Action: What is one thing you truly value and what is one action you can take this week to bring more of that into your life? (For example, if you value being in nature, you could commit to going for a long walk in the countryside this weekend. The action doesn’t have to be big or complicated.)
(2) What Do You Believe?
What we believe shapes our reality. Our lives to date are a result of the beliefs we have accumulated throughout our lifetime. Our ‘reality’ – that is, our experience of the world, is made up of our beliefs. We see things not as they are, but as we are.
Identifying our belief systems and understanding how our beliefs limit us is another essential key to knowing ourselves. As many of our beliefs were formed in childhood and are so ingrained, we often don’t even recognise them as beliefs.
We believe our beliefs are set in stone, when in fact, they are choices.

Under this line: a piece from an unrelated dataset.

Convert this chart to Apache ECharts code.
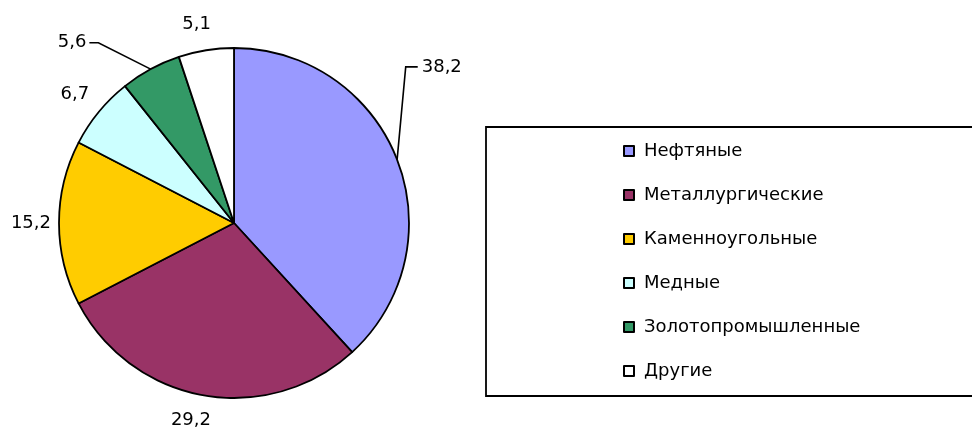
<!DOCTYPE html>
<html>
<head>
<meta charset="utf-8">
<script src="https://cdn.jsdelivr.net/npm/echarts@6/dist/echarts.min.js"></script>
<style>
html,body{margin:0;padding:0;background:#fff;}
#chart{width:972px;height:430px;}
</style>
</head>
<body>
<div id="chart"></div>
<script>
// данные диаграммы
var names = ['Нефтяные', 'Металлургические', 'Каменноугольные', 'Медные', 'Золотопромышленные', 'Другие'];
var values = [38.2, 29.2, 15.2, 6.7, 5.6, 5.1];
var colors = ['#9999FF', '#993366', '#FFCC00', '#CCFFFF', '#339966', '#FFFFFF'];

// длины выносок подписей (стиль, не данные)
var lineLen = [256, 25, 8, 28, 30, 26];
var lineLen2 = [-214, -12, 0, -12, 50, -9];
var showLine = [true, false, false, false, true, false];

var myChart = echarts.init(document.getElementById('chart'));

var seriesData = [];
for (var i = 0; i < names.length; i++) {
	seriesData.push({
		name: names[i],
		value: values[i],
		itemStyle: { color: colors[i] },
		labelLine: { show: showLine[i], length: lineLen[i], length2: lineLen2[i] }
	});
}

var option = {
	animation: false,
	backgroundColor: '#fff',
	legend: {
		orient: 'vertical',
		left: 486,
		top: 127,
		padding: [14, 400, 15, 137],
		itemGap: 24,
		itemWidth: 10,
		itemHeight: 10,
		icon: 'rect',
		borderColor: '#000',
		borderWidth: 1.8,
		textStyle: {
			fontFamily: 'DejaVu Sans',
			fontSize: 18,
			lineHeight: 20,
			color: '#000',
			padding: [0, 0, 0, 5]
		},
		data: names
	},
	series: [{
		type: 'pie',
		center: [234, 223],
		radius: 175,
		startAngle: 90,
		clockwise: true,
		avoidLabelOverlap: false,
		itemStyle: { borderColor: '#000', borderWidth: 1.8 },
		emphasis: { disabled: true },
		label: {
			position: 'outside',
			distanceToLabelLine: 0,
			bleedMargin: 0,
			fontFamily: 'DejaVu Sans',
			fontSize: 18,
			color: '#000',
			formatter: function (p) {
				return String(p.value).replace('.', ',');
			}
		},
		labelLine: {
			lineStyle: { color: '#000', width: 1.6 },
			minTurnAngle: 0,
			maxSurfaceAngle: 180
		},
		labelLayout: function (params) {
			var pts = params.labelLinePoints;
			var r = params.labelRect;
			if (!pts) return {};
			var cy = r.y + r.height / 2;
			if (params.dataIndex === 0) {
				return { labelLinePoints: [pts[0], [r.x - 16, cy], [r.x - 4, cy]] };
			}
			if (params.dataIndex === 4) {
				return { labelLinePoints: [pts[0], [r.x + r.width + 12, cy], [r.x + r.width + 3, cy]] };
			}
			return {};
		},
		data: seriesData
	}]
};
myChart.setOption(option);
</script>
</body>
</html>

The expectations we have of our husbands are also based on our beliefs. We ‘believe’ it is his behaviour that is the problem, and the cause of our emotional pain. Whereas the truth is, is it what we choose to believe about his behaviour that is the real problem.
Often, his behaviour holds up a mirror to reflect a limiting belief we have about ourselves. Perhaps he behaves in a way that makes us feel inferior. But nobody can ‘make’ us feel anything. We feel inferior because a part of us believes we are not good enough. Identifying and overcoming these types of beliefs is our real work.
What is one belief you have that limits you and holds you back? What has this belief cost you in your life so far and do you wish to continue paying this price? Do you wish to keep choosing this belief – why or why not?
(3) What Do You Desire?
We are given our desires for a reason – they are our personal internal satellite navigation system. When honoured, they provide the map leading to our best, most fulfilling and ‘right’ life.
Our desires are sacred and contain important information within them. They will lead us towards the life that is aligned with our true selves. They are the ultimate expression of knowing ourselves.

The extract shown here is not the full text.